§ SHORT PROBLEM:
Check each line of the material. Copy those containing "that".

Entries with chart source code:
_ _ _ _ _
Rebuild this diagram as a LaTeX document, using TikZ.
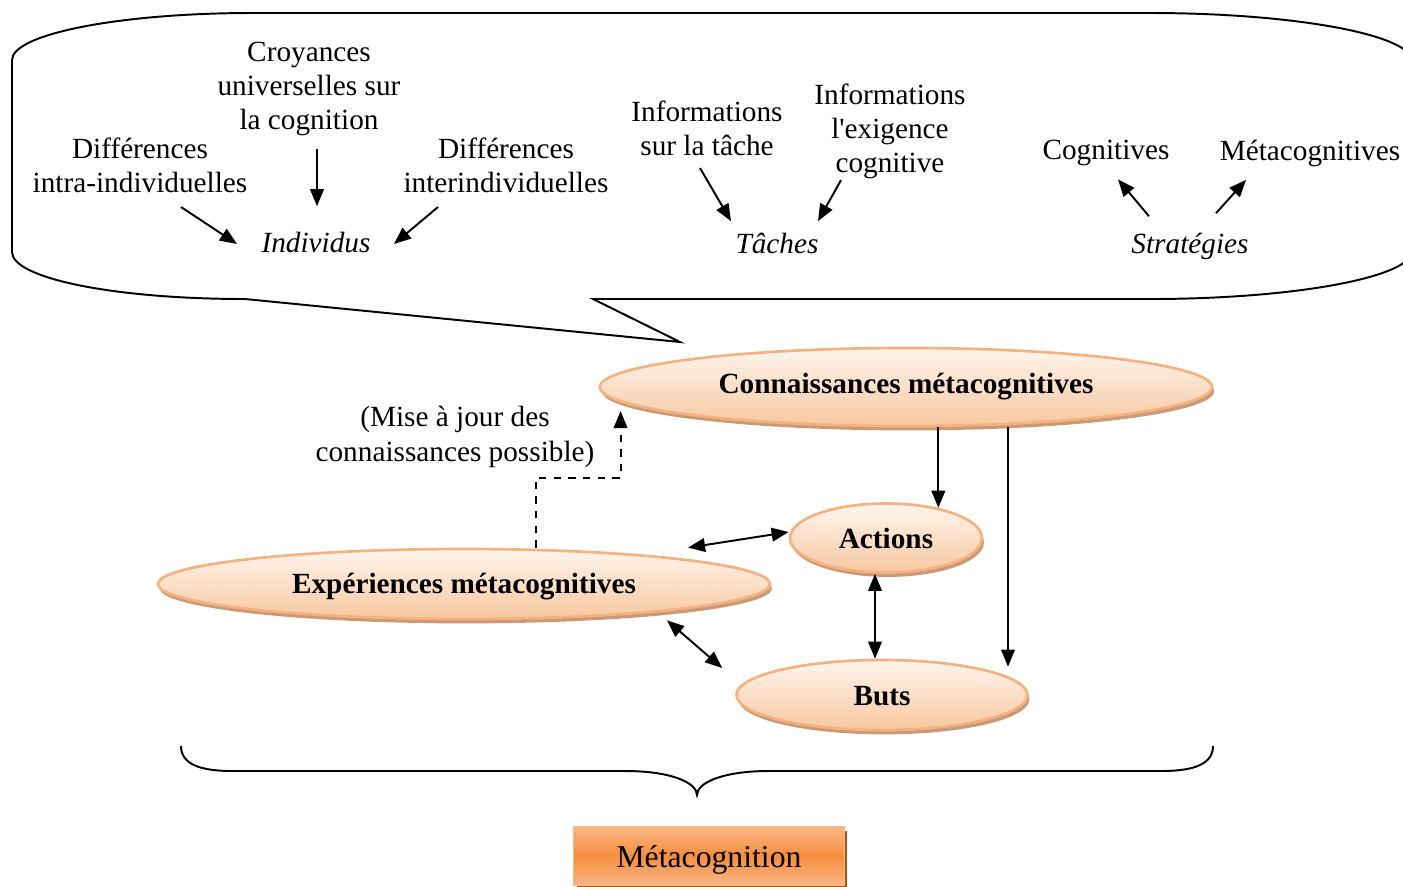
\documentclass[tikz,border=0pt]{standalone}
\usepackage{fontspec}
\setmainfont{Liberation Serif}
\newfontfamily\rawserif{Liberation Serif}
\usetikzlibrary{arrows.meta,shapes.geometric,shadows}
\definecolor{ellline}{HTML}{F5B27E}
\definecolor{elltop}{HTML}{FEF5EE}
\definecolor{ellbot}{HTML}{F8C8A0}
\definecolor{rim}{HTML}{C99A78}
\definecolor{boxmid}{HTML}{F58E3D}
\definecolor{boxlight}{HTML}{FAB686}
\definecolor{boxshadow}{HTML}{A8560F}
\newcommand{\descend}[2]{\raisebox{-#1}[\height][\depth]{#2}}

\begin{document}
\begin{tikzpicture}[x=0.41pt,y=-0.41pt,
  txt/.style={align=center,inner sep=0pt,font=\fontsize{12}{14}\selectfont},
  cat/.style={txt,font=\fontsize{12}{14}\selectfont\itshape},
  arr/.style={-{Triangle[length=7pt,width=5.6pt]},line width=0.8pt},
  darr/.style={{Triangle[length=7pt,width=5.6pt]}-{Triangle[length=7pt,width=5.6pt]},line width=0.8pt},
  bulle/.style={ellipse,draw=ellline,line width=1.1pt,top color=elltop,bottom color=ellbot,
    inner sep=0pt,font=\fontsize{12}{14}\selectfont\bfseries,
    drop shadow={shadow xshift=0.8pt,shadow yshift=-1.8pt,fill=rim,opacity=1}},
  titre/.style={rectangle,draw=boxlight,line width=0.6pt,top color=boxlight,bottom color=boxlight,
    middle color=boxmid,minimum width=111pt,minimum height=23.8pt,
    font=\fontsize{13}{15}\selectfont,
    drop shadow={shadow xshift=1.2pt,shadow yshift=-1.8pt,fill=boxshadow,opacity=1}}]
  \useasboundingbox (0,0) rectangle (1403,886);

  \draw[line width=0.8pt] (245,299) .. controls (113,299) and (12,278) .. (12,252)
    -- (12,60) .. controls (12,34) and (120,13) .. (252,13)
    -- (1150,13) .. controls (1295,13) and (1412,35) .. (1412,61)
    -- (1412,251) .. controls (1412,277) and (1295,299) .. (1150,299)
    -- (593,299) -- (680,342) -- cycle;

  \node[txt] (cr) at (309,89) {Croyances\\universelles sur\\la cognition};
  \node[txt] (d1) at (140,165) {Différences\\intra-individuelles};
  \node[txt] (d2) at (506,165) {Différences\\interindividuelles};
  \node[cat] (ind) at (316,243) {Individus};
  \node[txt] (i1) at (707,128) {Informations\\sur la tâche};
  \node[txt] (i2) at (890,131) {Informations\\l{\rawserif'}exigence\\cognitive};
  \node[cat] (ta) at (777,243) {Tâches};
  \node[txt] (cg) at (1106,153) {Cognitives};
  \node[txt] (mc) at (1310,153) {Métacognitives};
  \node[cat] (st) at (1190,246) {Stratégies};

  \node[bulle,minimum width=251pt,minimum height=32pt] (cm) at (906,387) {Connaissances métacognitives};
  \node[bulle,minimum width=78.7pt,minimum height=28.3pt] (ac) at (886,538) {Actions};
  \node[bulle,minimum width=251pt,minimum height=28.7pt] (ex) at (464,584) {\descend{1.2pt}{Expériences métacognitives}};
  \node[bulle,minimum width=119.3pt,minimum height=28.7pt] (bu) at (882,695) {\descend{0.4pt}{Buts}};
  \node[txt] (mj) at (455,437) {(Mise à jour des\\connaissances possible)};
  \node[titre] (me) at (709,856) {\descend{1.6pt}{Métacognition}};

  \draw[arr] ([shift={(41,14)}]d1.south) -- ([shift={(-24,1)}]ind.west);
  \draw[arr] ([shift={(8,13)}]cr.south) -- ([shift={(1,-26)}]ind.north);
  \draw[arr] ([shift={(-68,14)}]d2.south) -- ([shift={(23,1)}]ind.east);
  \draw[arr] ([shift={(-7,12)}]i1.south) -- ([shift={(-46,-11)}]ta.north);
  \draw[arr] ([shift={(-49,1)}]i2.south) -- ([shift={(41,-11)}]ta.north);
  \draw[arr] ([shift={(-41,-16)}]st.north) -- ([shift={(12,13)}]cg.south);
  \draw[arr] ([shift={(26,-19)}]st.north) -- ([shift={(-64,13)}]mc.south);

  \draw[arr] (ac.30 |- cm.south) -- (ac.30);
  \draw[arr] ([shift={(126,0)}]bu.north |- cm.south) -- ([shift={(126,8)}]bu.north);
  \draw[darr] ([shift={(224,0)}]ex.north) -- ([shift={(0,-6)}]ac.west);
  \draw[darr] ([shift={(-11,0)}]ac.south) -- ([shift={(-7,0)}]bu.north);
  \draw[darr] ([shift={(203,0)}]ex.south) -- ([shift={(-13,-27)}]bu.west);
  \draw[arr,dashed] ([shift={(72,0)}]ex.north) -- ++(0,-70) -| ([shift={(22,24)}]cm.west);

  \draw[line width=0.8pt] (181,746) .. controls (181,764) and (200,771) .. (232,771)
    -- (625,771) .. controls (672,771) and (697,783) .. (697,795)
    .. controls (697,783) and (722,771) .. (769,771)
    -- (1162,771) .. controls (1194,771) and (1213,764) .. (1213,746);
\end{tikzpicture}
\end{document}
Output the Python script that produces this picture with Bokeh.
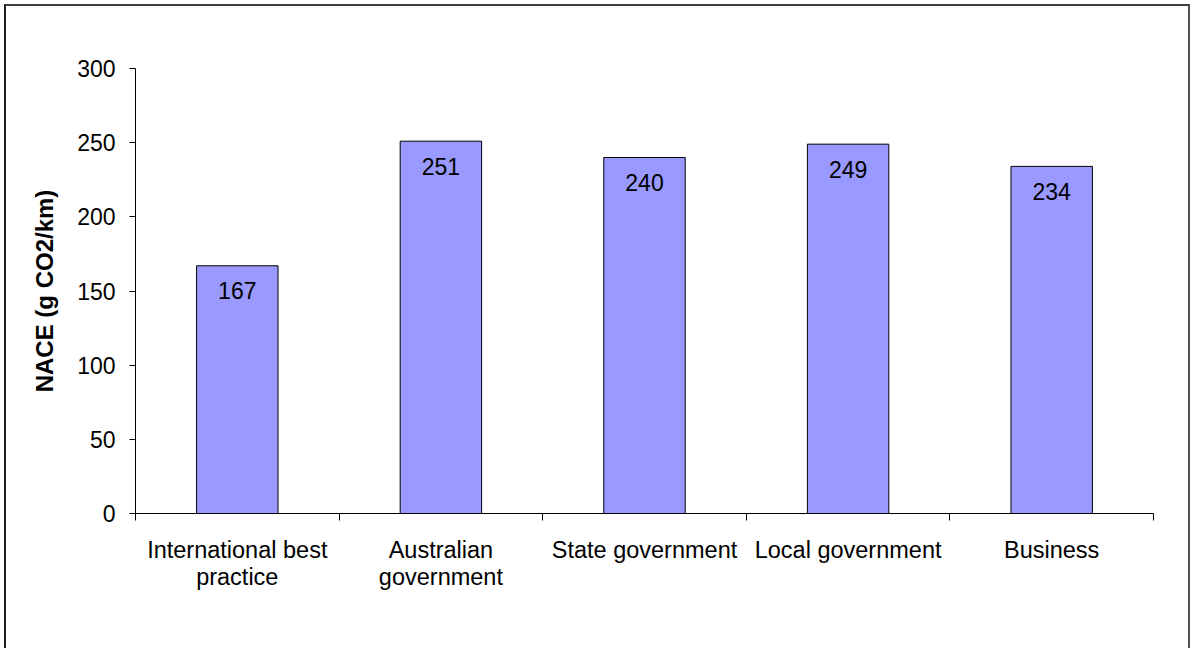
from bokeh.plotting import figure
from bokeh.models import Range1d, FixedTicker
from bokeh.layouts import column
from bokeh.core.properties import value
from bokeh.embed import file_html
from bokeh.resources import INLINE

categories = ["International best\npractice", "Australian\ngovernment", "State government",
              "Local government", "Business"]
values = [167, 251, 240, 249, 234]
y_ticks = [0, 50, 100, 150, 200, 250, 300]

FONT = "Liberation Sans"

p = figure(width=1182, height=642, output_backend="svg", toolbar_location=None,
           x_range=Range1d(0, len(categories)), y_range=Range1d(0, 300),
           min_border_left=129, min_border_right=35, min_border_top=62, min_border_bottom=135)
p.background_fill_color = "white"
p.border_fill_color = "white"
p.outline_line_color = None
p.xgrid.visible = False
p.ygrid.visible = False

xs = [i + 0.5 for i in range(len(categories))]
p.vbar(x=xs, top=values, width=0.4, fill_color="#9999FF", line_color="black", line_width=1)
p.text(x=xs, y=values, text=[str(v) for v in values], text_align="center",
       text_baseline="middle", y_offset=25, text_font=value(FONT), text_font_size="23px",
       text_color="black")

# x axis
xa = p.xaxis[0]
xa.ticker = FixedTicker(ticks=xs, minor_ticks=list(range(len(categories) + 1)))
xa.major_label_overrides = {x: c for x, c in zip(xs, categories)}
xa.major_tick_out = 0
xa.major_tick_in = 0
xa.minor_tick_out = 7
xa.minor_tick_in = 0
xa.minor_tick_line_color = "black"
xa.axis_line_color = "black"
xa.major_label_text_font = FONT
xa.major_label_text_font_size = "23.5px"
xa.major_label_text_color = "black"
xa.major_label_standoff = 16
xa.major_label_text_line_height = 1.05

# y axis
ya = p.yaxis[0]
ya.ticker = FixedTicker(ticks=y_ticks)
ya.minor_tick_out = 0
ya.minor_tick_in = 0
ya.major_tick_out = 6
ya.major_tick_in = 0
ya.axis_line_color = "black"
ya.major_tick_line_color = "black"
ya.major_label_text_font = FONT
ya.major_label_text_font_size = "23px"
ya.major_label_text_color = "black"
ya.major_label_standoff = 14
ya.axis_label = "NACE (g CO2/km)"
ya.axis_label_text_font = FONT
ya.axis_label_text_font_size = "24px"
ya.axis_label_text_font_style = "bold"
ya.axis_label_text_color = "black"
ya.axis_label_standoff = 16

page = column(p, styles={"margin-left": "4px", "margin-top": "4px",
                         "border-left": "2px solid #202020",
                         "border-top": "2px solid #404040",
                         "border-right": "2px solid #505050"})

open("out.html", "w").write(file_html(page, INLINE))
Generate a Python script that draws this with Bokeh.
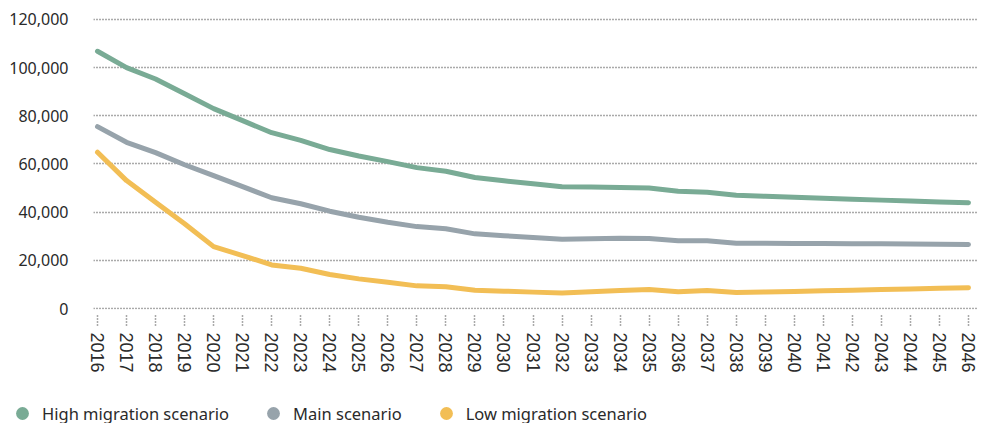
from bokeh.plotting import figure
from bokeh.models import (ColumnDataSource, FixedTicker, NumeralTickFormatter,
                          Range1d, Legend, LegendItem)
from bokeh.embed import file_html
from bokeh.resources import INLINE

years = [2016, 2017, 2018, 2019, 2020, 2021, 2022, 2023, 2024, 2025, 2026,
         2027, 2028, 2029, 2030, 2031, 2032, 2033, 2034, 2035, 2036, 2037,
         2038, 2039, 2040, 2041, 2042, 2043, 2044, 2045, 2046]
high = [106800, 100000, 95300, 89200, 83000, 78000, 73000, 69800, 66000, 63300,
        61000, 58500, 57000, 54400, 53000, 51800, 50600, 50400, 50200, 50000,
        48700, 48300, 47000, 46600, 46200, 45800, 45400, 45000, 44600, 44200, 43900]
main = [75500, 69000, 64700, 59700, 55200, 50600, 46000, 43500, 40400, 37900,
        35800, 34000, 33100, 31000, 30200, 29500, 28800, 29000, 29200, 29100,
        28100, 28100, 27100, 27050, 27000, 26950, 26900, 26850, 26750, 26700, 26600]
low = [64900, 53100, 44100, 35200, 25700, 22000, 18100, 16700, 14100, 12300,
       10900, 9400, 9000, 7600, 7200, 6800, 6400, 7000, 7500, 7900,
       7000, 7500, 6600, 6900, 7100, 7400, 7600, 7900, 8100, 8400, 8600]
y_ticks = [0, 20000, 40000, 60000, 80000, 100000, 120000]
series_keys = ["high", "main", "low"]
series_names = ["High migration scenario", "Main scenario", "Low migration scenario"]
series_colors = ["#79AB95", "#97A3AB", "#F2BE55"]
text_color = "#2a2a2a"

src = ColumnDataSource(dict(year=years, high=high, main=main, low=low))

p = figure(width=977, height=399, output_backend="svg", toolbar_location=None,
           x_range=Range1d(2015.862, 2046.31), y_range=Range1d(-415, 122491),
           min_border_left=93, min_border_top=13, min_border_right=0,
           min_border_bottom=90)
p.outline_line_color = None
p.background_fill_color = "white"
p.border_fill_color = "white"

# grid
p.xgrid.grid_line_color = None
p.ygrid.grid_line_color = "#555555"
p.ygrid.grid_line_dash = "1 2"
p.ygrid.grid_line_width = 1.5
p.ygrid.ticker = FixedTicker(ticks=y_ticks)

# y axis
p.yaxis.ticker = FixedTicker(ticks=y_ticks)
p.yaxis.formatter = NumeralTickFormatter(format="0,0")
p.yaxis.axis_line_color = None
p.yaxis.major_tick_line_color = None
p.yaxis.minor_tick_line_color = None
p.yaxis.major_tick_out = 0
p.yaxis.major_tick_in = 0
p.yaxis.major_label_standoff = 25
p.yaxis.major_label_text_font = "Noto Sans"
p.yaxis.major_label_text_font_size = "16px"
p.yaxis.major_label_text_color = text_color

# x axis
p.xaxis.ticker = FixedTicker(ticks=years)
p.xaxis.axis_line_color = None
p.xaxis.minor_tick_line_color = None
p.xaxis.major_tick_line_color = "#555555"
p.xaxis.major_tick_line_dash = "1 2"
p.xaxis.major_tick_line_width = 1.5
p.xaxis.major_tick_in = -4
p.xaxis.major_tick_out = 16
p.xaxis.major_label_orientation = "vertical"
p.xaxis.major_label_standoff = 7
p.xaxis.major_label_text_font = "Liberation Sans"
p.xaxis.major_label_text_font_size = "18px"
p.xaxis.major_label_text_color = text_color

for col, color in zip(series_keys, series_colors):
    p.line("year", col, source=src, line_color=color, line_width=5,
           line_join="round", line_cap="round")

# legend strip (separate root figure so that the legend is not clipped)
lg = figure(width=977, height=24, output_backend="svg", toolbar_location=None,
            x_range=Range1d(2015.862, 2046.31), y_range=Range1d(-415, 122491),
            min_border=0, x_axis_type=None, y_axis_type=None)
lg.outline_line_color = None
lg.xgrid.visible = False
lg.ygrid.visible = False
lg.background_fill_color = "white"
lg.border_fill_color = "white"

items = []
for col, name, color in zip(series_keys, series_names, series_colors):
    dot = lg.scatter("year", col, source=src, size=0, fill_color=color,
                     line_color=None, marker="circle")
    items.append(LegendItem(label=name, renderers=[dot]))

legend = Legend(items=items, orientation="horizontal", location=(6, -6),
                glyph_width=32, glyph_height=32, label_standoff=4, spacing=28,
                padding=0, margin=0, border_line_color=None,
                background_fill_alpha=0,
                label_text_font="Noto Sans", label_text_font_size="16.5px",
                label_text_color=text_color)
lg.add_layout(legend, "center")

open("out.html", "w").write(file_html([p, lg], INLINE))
_ _ _ _ _
§ EXERCISE ANSWER:
Output the Python script that produces this picture with Bokeh.
Generate a Python script that draws this with Bokeh.
# legend strip (separate root figure so that the legend is not clipped)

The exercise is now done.